I posted something on Shaw Rez’s blog that made me think I should just post here instead of ranting there.
What unites us? What makes Shaw, Shaw, and not Glover Park or Fort Lincoln or Avondale? What makes the stuff that falls outside of the borders (and for the sake of argument I’m sticking with every neighborhood that falls within the border, whether they like it or not) different and within the same? And does it hold true over time?
The easy answer, which I’ve been pointing to over and over and over again like a broken record is the Shaw School Urban Renewal Area hashed out by the Redevelopment Land Agency and the National Capital Planning Commission and any other government body that wanted to ‘fix’ the area in the 60s and 70s. But there is a past, preceding the creation of those borders, and possibly the creation of the school’s borders, with various notables ‘passing through’ and buildings of various sorts being built for various sorts for various reasons. And in the past and the present there is the hard answer of what makes Shaw, Shaw.
Just sticking with the present, what makes Shaw, Shaw? I’m going to say there is probably not one answer. And I’m saying that because I know I’m going to leave something out. First thing that comes to mind, right now, lunchtime on a Wednesday, is the amount of ‘affordable’ and public housing that exists with private and market rate housing in the same space. That is part of the character because it puts people of various income levels together in the same neighborhood. It puts services and service organizations that serve and advocate for the poor, in the neighborhood. If you want to talk history, you can find bits of or ghosts of“the Great Society” in Shaw. Anyway, those things play a part in the character.
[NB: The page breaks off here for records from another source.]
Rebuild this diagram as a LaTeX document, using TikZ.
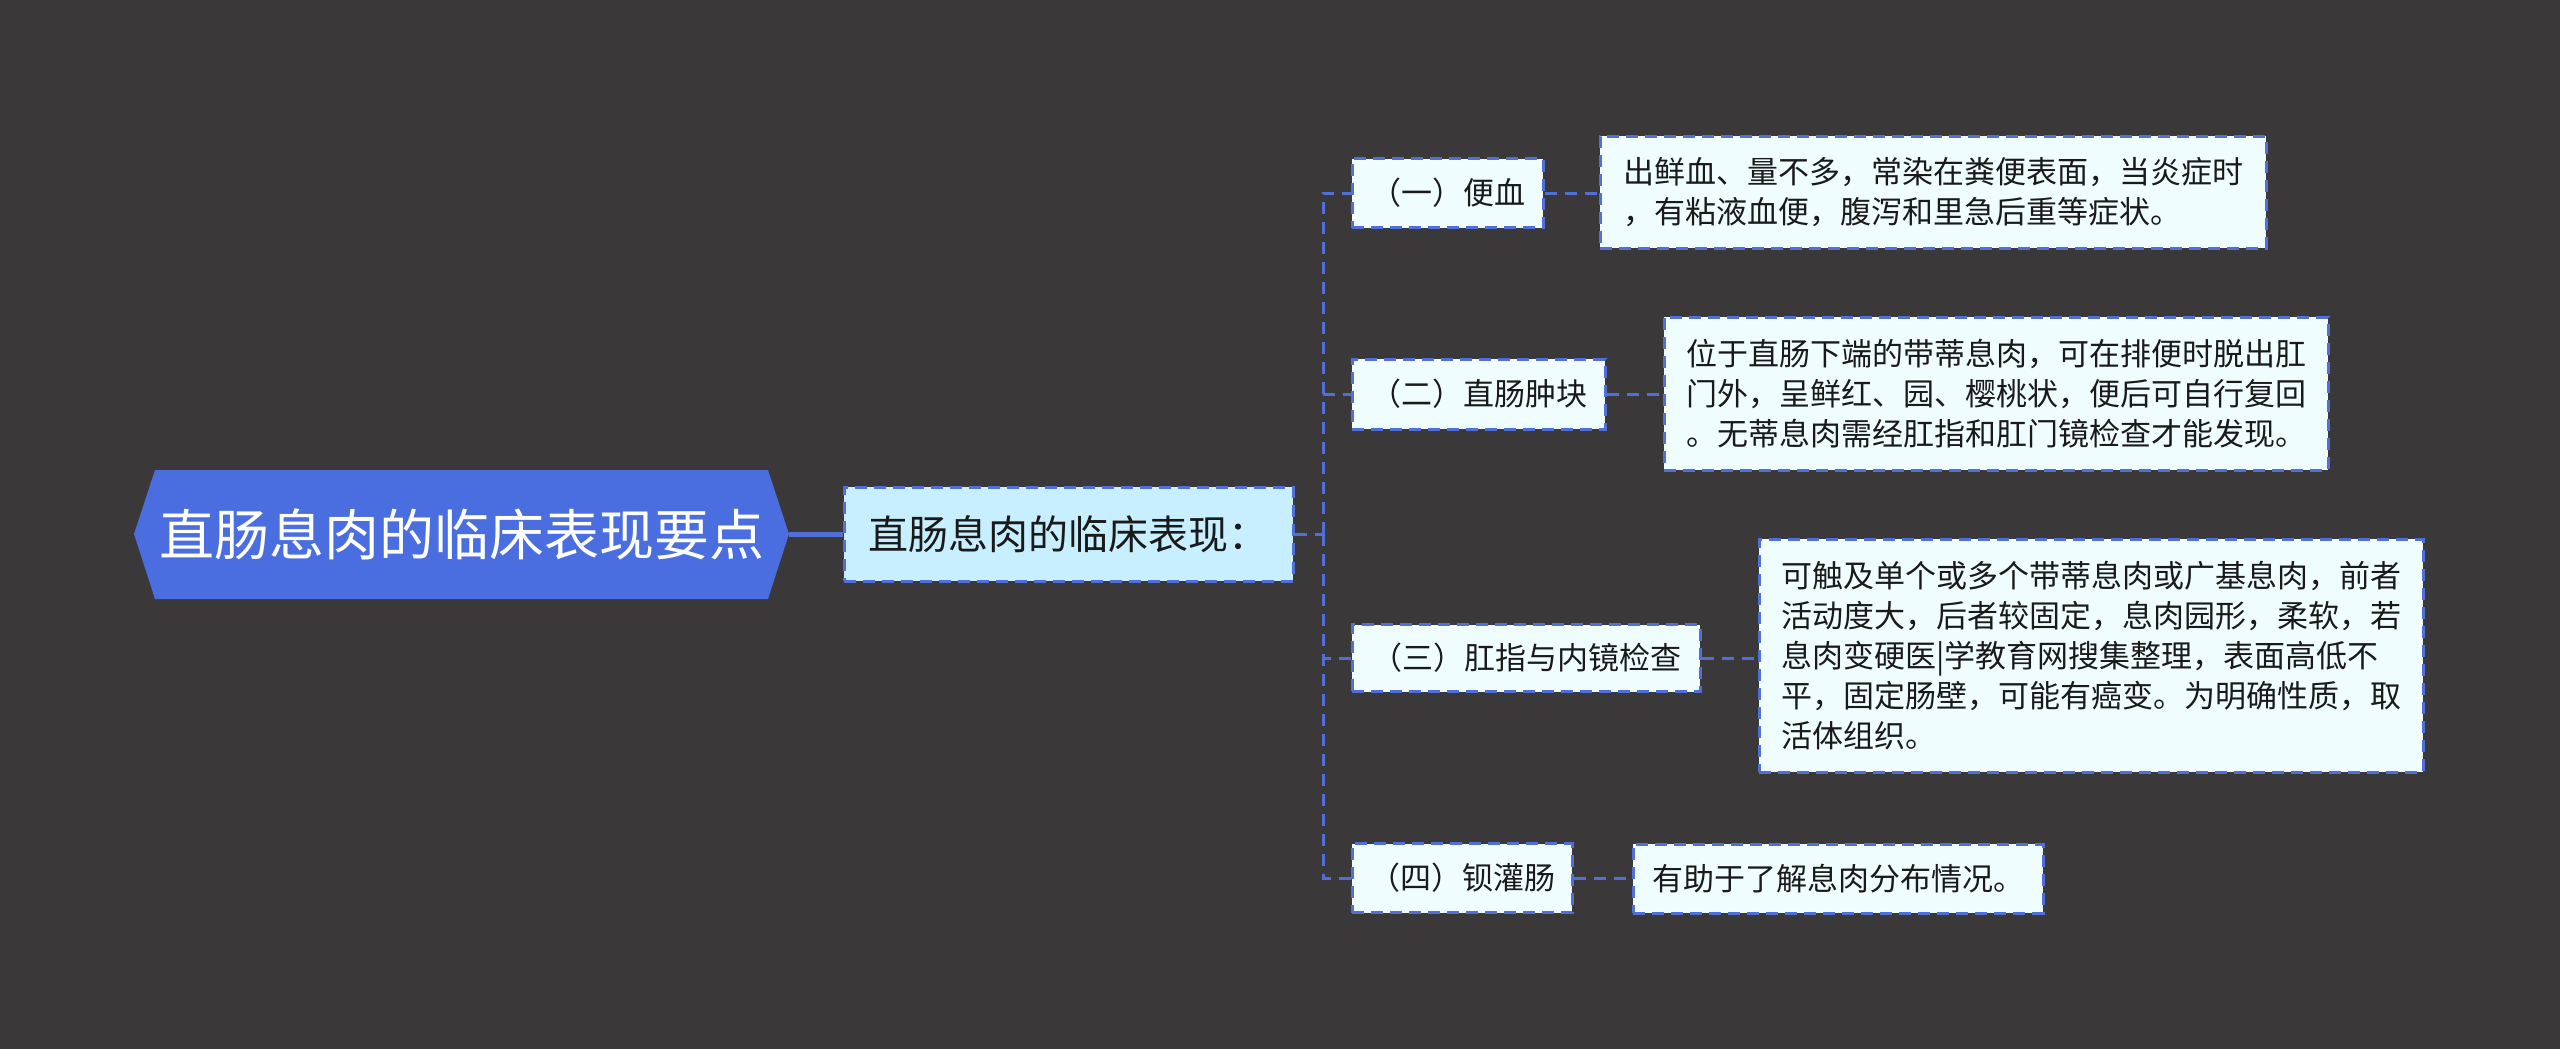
\documentclass[tikz,border=0pt]{standalone}
\usepackage{fontspec}
\setmainfont{Noto Sans CJK SC}
\definecolor{bgc}{HTML}{3A3839}
\definecolor{rootc}{HTML}{4A6EE0}
\definecolor{linec}{HTML}{5070D8}
\definecolor{childc}{HTML}{C8EFFF}
\definecolor{leafc}{HTML}{F0FDFF}
\definecolor{txtc}{HTML}{1A1A1A}
\tikzset{
  conn/.style={draw=linec, line width=3pt, dash pattern=on 12pt off 8pt},
  box/.style={draw=linec, line width=3pt, dash pattern=on 12pt off 7pt, text=txtc, inner sep=0pt, align=left},
  lvtwo/.style={box, fill=leafc, font=\fontsize{31}{40}\selectfont},
  lvthree/.style={box, fill=leafc, font=\fontsize{31}{40}\selectfont},
  childbox/.style={box, fill=childc, font=\fontsize{40}{48}\selectfont},
}
\begin{document}
\begin{tikzpicture}[x=1pt,y=-1pt]
\fill[bgc] (0,0) rectangle (2560,1049);
\useasboundingbox (0,0) rectangle (2560,1049);
% root
\node[minimum width=655pt, minimum height=129pt, inner sep=0pt] (root) at (461.5,534) {};
\fill[rootc] (134,534) -- (155,470) -- (768,470) -- (789,534) -- (768,599) -- (155,599) -- cycle;
\node[text=white, font=\fontsize{55}{62}\selectfont] (roottext) at (root.center) {直肠息肉的临床表现要点};
% child
\node[childbox, minimum width=449pt, minimum height=94pt] (child) at (1068.5,534) {直肠息肉的临床表现：};
% level 2
\node[lvtwo, minimum width=191pt, minimum height=69pt] (a) at (1447.5,193) {（一）便血};
\node[lvtwo, minimum width=253pt, minimum height=70pt] (b) at (1478.5,394) {（二）直肠肿块};
\node[lvtwo, minimum width=348pt, minimum height=67pt] (c) at (1526,658) {（三）肛指与内镜检查};
\node[lvtwo, minimum width=220pt, minimum height=69pt] (d) at (1462,878) {（四）钡灌肠};
% level 3
\node[lvthree, minimum width=666pt, minimum height=112pt] (A) at (1933,192) {出鲜血、量不多，常染在粪便表面，当炎症时\\，有粘液血便，腹泻和里急后重等症状。};
\node[lvthree, minimum width=664pt, minimum height=153pt] (B) at (1996,393.5) {位于直肠下端的带蒂息肉，可在排便时脱出肛\\门外，呈鲜红、园、樱桃状，便后可自行复回\\。无蒂息肉需经肛指和肛门镜检查才能发现。};
\node[lvthree, minimum width=664pt, minimum height=233pt] (C) at (2091,655.5) {可触及单个或多个带蒂息肉或广基息肉，前者\\活动度大，后者较固定，息肉园形，柔软，若\\息肉变硬医|学教育网搜集整理，表面高低不\\平，固定肠壁，可能有癌变。为明确性质，取\\活体组织。};
\node[lvthree, minimum width=410pt, minimum height=69pt] (D) at (1838,878.5) {有助于了解息肉分布情况。};
% connectors
\coordinate (trunk) at (1323,534);
\draw[draw=linec, line width=5pt] (root.east) -- (child.west);
\draw[conn] (child.east) -- (trunk);
\draw[conn] (trunk) |- (a.west);
\draw[conn] (trunk) |- (b.west);
\draw[conn] (trunk) |- (c.west);
\draw[conn] (trunk) |- (d.west);
\draw[conn] (a.east) -- (A.west |- a.east);
\draw[conn] (b.east) -- (B.west |- b.east);
\draw[conn] (c.east) -- (C.west |- c.east);
\draw[conn] (d.east) -- (D.west |- d.east);
\end{tikzpicture}
\end{document}
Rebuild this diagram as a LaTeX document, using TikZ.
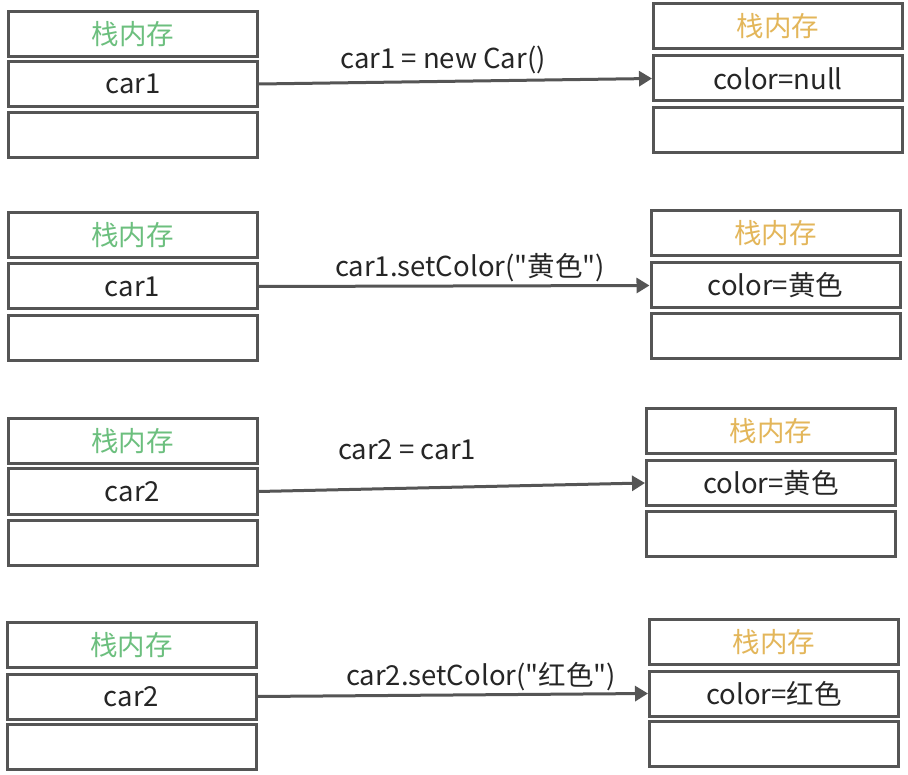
\documentclass[tikz,border=0pt]{standalone}
\usepackage{fontspec}
\setmainfont{Noto Sans CJK SC}[Ligatures=TeXOff]
\usetikzlibrary{arrows.meta}
\definecolor{edgegray}{HTML}{555555}
\definecolor{stkgreen}{HTML}{6CBF7E}
\definecolor{heapgold}{HTML}{E3B65A}
\definecolor{txtgray}{HTML}{262626}
\tikzset{
  cell/.style={rectangle,draw=edgegray,fill=white,line width=3pt,minimum width=249pt,
    minimum height=45pt,inner sep=0pt,font=\fontsize{27.5}{32}\selectfont,text=txtgray},
  stk/.style={cell,text=stkgreen},
  hp/.style={cell,text=heapgold},
  ref/.style={-{Triangle[length=13pt,width=15pt]},draw=edgegray,line width=3pt},
  lb/.style={font=\fontsize{27.5}{32}\selectfont,text=txtgray,inner sep=0pt},
}
\begin{document}
\begin{tikzpicture}[x=1pt,y=-1pt]
\useasboundingbox (0,0) rectangle (908,775);
% first step: new object
\node[stk]  (la1) at (133,34)    {栈内存};
\node[cell] (lb1) at (133,84)    {car1};
\node[cell] (lc1) at (133,135.5) {};
\node[hp]   (ra1) at (778,26.5)  {栈内存};
\node[cell] (rb1) at (778,78.5)  {color=null};
\node[cell] (rc1) at (778,130)   {};
\draw[ref] (lb1.east) -- (rb1.west);
\node[lb] (t1) at (443,60) {car1 = new Car()};
% second step
\node[stk]  (la2) at (132.5,235.5) {栈内存};
\node[cell] (lb2) at (132.5,286.5) {car1};
\node[cell] (lc2) at (132.5,338)   {};
\node[hp]   (ra2) at (775.5,233.5) {栈内存};
\node[cell] (rb2) at (775.5,285.5) {color=黄色};
\node[cell] (rc2) at (775.5,336)   {};
\draw[ref] (lb2.east) -- (rb2.west);
\node[lb] (t2) at (470,268) {car1.setColor("黄色")};
% third step
\node[stk]  (la3) at (132.5,441)   {栈内存};
\node[cell] (lb3) at (132.5,491.5) {car2};
\node[cell] (lc3) at (132.5,543)   {};
\node[hp]   (ra3) at (771,431)     {栈内存};
\node[cell] (rb3) at (771,483)     {color=黄色};
\node[cell] (rc3) at (771,534)     {};
\draw[ref] (lb3.east) -- (rb3.west);
\node[lb] (t3) at (407,450) {car2 = car1};
% fourth step
\node[stk]  (la4) at (131.5,645)   {栈内存};
\node[cell] (lb4) at (131.5,696.5) {car2};
\node[cell] (lc4) at (131.5,747)   {};
\node[hp]   (ra4) at (774,642)     {栈内存};
\node[cell] (rb4) at (774,693.5)   {color=红色};
\node[cell] (rc4) at (774,744)     {};
\draw[ref] (lb4.east) -- (rb4.west);
\node[lb] (t4) at (481,677) {car2.setColor("红色")};
\end{tikzpicture}
\end{document}
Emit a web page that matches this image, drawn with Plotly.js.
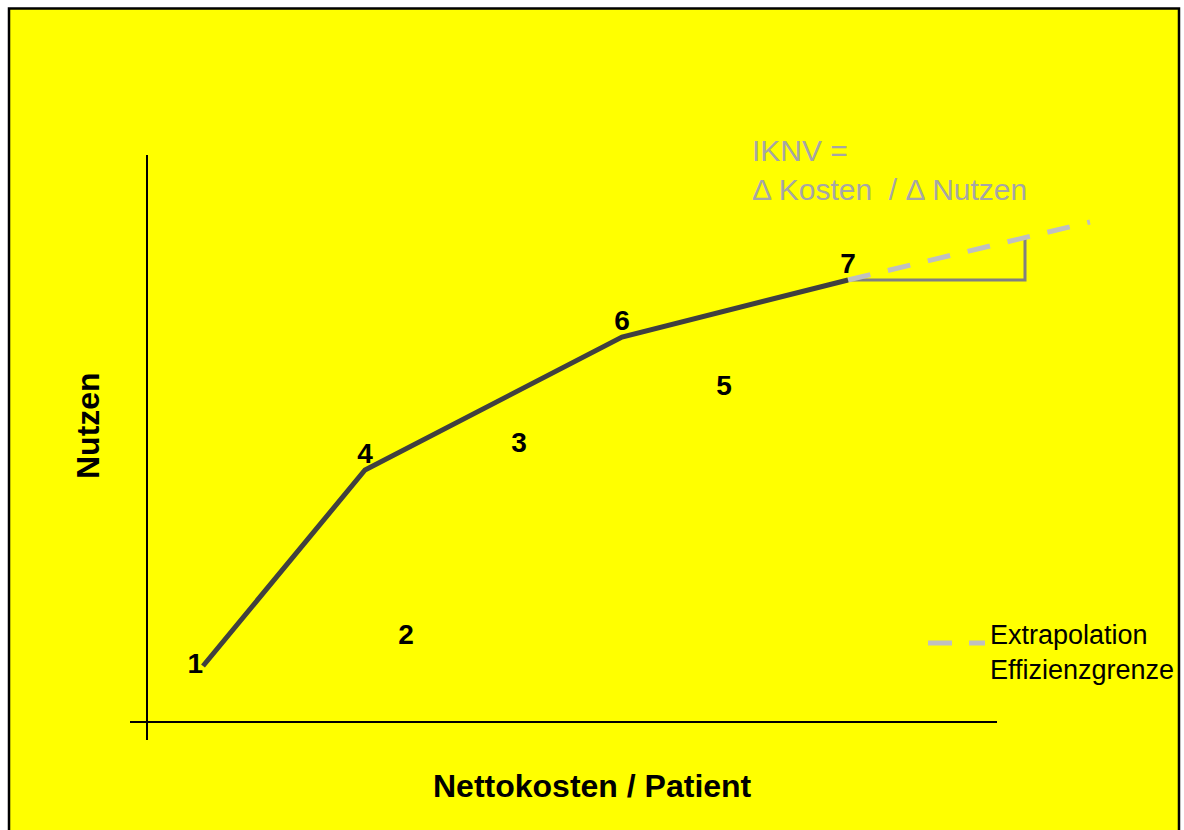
<!DOCTYPE html>
<html>
<head>
<meta charset="utf-8">
<script src="https://cdn.plot.ly/plotly-3.0.1.min.js"></script>
<style>html,body{margin:0;padding:0;background:#fff;}#chart{width:1184px;height:830px;}</style>
</head>
<body>
<div id="chart"></div>
<script>
// Strategies (label, net cost per patient, utility) – schematic units
const labels  = ['1', '2', '3', '4', '5', '6', '7'];
const cost    = [5.6, 25.9, 37.2, 21.8, 57.7, 47.5, 70.1];
const utility = [5.6, 8.5, 27.7, 25.2, 33.4, 38.5, 44.2];

// Efficiency frontier (strategies on the frontier, in order)
const frontier = ['1', '4', '6', '7'];

// Extrapolation of the efficiency frontier beyond strategy 7
const extrapCost    = [70.1, 94.3];
const extrapUtility = [44.2, 50.0];

// ICER triangle: Δ cost (horizontal) and Δ utility (vertical)
const triCost    = [70.1, 87.8, 87.8];
const triUtility = [44.2, 44.2, 48.4];

const titleX = 'Nettokosten / Patient';
const titleY = 'Nutzen';
const icerText = 'IKNV =<br>Δ Kosten \u00a0/ Δ Nutzen';
const legendText = 'Extrapolation<br>Effizienzgrenze';

const idx = l => labels.indexOf(l);
const fx = frontier.map(l => cost[idx(l)]);
const fy = frontier.map(l => utility[idx(l)]);
const fpos = frontier.map(l => l === '1' ? 'middle left' : 'top center');
const others = labels.filter(l => !frontier.includes(l));

const labelFont = {family: 'Liberation Sans, Arial, sans-serif', size: 28, color: '#000000'};

const traces = [
  {x: triCost, y: triUtility, mode: 'lines', line: {color: '#808080', width: 3}, hoverinfo: 'skip', showlegend: false},
  {x: extrapCost, y: extrapUtility, mode: 'lines', line: {color: '#c0c0c0', width: 5, dash: '23px,18px'}, hoverinfo: 'skip', showlegend: false},
  {x: fx, y: fy, mode: 'lines+text', text: frontier.map(l => '<b>' + l + '</b>'), textposition: fpos,
   textfont: labelFont, line: {color: '#404040', width: 5}, showlegend: false},
  {x: others.map(l => cost[idx(l)]), y: others.map(l => utility[idx(l)]), mode: 'text',
   text: others.map(l => '<b>' + l + '</b>'), textposition: 'middle center', textfont: labelFont, showlegend: false}
];

const W = 1184, H = 830;
const px = v => v / W, py = v => 1 - v / H;

const layout = {
  width: W, height: H,
  margin: {l: 0, r: 0, t: 0, b: 0},
  paper_bgcolor: '#ffffff',
  plot_bgcolor: 'rgba(0,0,0,0)',
  showlegend: false,
  xaxis: {range: [-14.7, 103.7], visible: false, fixedrange: true},
  yaxis: {range: [-10.8, 72.2], visible: false, fixedrange: true},
  shapes: [
    {type: 'rect', xref: 'paper', yref: 'paper', x0: px(9), x1: px(1179), y0: -0.02, y1: py(8.5),
     fillcolor: '#ffff00', line: {color: '#000000', width: 2.5}, layer: 'below'},
    // axes
    {type: 'line', xref: 'x', yref: 'y', x0: -1.7, x1: 85.0, y0: 0, y1: 0, line: {color: '#000000', width: 2}},
    {type: 'line', xref: 'x', yref: 'y', x0: 0, x1: 0, y0: -1.8, y1: 56.7, line: {color: '#000000', width: 2}},
    // legend sample
    {type: 'line', xref: 'paper', yref: 'paper', x0: px(928), x1: px(985), y0: py(643), y1: py(643),
     line: {color: '#c0c0c0', width: 5, dash: '24px,17px'}}
  ],
  annotations: [
    {text: '<b>' + titleX + '</b>', xref: 'paper', yref: 'paper', x: px(592), y: py(786),
     xanchor: 'center', yanchor: 'middle', showarrow: false,
     font: {family: 'Liberation Sans, Arial, sans-serif', size: 32, color: '#000000'}},
    {text: '<b>' + titleY + '</b>', xref: 'paper', yref: 'paper', x: px(88), y: py(426), textangle: -90,
     xanchor: 'center', yanchor: 'middle', showarrow: false,
     font: {family: 'Liberation Sans, Arial, sans-serif', size: 32, color: '#000000'}},
    {text: icerText, xref: 'paper', yref: 'paper', x: px(750), y: py(132), xanchor: 'left', yanchor: 'top',
     align: 'left', showarrow: false,
     font: {family: 'Liberation Sans, Arial, sans-serif', size: 30, color: '#a6a6a6'}},
    {text: legendText, xref: 'paper', yref: 'paper', x: px(988), y: py(618), xanchor: 'left', yanchor: 'top',
     align: 'left', showarrow: false,
     font: {family: 'Liberation Sans, Arial, sans-serif', size: 27, color: '#000000'}}
  ]
};

Plotly.newPlot('chart', traces, layout, {staticPlot: true, displayModeBar: false});
</script>
</body>
</html>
There is more but my lunch hour is over with.

3 years for a tree

About 2-3 years ago the tree in front of my house died. The first year, I wasn’t sure it died but put a request in to have it ‘taken care of’ by the city. The leaves had fallen before all the other trees, and all the leaves kind of dropped at once. Well the city did nothing that first year. The second year, it was dead. It didn’t come back. No leaves. Nothing. I updated the request I had with the city from last year, saying it was most definitely dead. Nothing. Then I started complaining to then ANC Jim Berry, and making some commentary at the BACA meetings about it.
As Winter came the bark from the tree began to fall off in huge chunks and revealed big cracks in the tree, about 1/4 of an inch wide. The way the cracks formed and the way the tree was shaped, I could see a huge limb falling on one of the parked cars or worse the tree falling on my house.
Well yesterday, strolling by the house I discovered the tree is now gone. Yay! Took the City nearly three years to get it gone, but now it is gone. No one is in danger of having it fall on them. Also another dead tree on the block is gone too. Yay.